* _TASK DESCRIPTION_: The required output consists solely of the lines from the top of the listing through the line containing "from matplotlib.ticker import FuncFormatter", transcribed exactly.

Stored dataset items:
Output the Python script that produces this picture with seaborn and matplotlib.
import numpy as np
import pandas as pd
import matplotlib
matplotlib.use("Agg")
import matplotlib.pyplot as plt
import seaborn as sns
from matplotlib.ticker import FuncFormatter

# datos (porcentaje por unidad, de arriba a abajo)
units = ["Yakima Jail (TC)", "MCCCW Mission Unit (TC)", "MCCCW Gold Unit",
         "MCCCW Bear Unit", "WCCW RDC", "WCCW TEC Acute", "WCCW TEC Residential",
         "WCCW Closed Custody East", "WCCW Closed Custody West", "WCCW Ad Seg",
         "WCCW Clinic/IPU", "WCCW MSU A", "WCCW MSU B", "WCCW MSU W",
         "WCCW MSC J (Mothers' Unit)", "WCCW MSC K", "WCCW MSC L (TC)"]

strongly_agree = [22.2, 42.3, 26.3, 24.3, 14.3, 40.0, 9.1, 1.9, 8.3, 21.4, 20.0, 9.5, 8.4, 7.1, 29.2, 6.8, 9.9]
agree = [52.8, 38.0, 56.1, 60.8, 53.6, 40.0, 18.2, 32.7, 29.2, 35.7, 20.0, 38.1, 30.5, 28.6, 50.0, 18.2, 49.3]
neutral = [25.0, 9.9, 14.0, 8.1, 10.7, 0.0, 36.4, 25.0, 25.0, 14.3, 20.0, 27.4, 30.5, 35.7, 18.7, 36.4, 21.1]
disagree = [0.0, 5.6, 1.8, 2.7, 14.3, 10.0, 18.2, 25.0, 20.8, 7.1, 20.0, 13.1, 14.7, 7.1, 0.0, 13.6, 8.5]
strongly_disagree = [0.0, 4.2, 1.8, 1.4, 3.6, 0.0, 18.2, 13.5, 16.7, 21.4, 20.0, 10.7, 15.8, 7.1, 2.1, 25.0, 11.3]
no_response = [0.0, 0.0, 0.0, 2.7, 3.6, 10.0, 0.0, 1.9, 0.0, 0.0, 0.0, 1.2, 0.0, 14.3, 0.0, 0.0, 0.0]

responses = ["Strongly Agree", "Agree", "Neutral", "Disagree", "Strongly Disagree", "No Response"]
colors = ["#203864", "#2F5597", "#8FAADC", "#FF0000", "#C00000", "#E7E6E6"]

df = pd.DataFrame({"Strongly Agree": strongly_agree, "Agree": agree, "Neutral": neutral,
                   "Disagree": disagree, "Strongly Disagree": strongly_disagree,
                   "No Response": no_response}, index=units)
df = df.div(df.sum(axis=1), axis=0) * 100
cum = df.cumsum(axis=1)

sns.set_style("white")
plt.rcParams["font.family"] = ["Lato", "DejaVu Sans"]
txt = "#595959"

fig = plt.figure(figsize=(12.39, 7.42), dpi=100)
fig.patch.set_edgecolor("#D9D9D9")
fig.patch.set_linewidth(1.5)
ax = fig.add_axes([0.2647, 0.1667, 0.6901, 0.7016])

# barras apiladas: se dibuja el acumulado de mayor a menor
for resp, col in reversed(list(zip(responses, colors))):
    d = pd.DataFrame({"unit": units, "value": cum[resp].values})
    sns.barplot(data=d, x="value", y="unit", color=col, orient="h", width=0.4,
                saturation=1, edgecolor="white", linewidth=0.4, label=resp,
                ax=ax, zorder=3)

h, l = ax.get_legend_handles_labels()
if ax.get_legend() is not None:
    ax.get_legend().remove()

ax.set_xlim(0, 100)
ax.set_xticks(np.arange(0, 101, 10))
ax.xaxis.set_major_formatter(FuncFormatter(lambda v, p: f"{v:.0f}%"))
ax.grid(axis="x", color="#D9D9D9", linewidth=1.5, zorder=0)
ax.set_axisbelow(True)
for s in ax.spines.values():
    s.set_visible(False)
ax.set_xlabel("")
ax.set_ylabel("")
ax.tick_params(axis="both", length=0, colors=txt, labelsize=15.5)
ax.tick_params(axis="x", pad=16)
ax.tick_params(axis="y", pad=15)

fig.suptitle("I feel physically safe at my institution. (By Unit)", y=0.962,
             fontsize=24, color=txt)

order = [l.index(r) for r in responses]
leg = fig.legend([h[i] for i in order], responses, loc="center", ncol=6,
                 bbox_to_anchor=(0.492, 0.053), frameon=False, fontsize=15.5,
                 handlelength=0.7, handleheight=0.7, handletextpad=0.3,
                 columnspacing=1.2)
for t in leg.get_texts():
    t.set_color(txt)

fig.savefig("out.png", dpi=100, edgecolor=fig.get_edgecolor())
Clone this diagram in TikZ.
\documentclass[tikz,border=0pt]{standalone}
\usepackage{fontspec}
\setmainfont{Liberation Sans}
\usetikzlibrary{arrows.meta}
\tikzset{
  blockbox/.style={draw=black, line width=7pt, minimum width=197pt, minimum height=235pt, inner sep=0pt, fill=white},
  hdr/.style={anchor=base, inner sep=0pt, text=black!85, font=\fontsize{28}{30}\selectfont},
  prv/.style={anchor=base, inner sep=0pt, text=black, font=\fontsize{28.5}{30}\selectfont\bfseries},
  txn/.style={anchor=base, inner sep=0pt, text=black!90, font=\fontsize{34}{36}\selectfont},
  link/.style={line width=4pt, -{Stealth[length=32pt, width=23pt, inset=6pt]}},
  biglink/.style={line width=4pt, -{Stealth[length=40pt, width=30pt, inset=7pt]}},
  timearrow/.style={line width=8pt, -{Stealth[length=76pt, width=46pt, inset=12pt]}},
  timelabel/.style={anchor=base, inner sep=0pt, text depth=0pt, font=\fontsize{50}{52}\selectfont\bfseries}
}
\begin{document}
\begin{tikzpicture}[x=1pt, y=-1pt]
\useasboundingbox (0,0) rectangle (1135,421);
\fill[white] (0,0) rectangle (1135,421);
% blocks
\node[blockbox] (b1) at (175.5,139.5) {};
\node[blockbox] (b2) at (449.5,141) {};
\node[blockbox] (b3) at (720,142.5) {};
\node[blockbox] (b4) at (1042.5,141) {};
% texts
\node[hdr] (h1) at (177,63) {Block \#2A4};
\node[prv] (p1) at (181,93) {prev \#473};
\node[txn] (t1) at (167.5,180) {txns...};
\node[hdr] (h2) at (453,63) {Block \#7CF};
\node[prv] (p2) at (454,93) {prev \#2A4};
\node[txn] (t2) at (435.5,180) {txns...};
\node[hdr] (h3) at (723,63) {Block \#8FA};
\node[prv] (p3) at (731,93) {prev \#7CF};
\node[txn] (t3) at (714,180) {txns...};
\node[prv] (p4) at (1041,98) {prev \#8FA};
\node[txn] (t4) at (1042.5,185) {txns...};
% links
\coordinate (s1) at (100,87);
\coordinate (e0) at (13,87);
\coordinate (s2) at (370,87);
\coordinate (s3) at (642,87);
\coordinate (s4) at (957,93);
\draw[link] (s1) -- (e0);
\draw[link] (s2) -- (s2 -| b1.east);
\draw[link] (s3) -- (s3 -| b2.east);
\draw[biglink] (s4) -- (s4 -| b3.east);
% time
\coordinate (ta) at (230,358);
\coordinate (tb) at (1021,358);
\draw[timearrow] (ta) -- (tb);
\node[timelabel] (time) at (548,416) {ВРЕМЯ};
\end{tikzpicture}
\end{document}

* _SOLUTION TO THIS PROBLEM_:
Output the Python script that produces this picture with seaborn and matplotlib.
import numpy as np
import pandas as pd
import matplotlib
matplotlib.use("Agg")
import matplotlib.pyplot as plt
import seaborn as sns
from matplotlib.ticker import FuncFormatter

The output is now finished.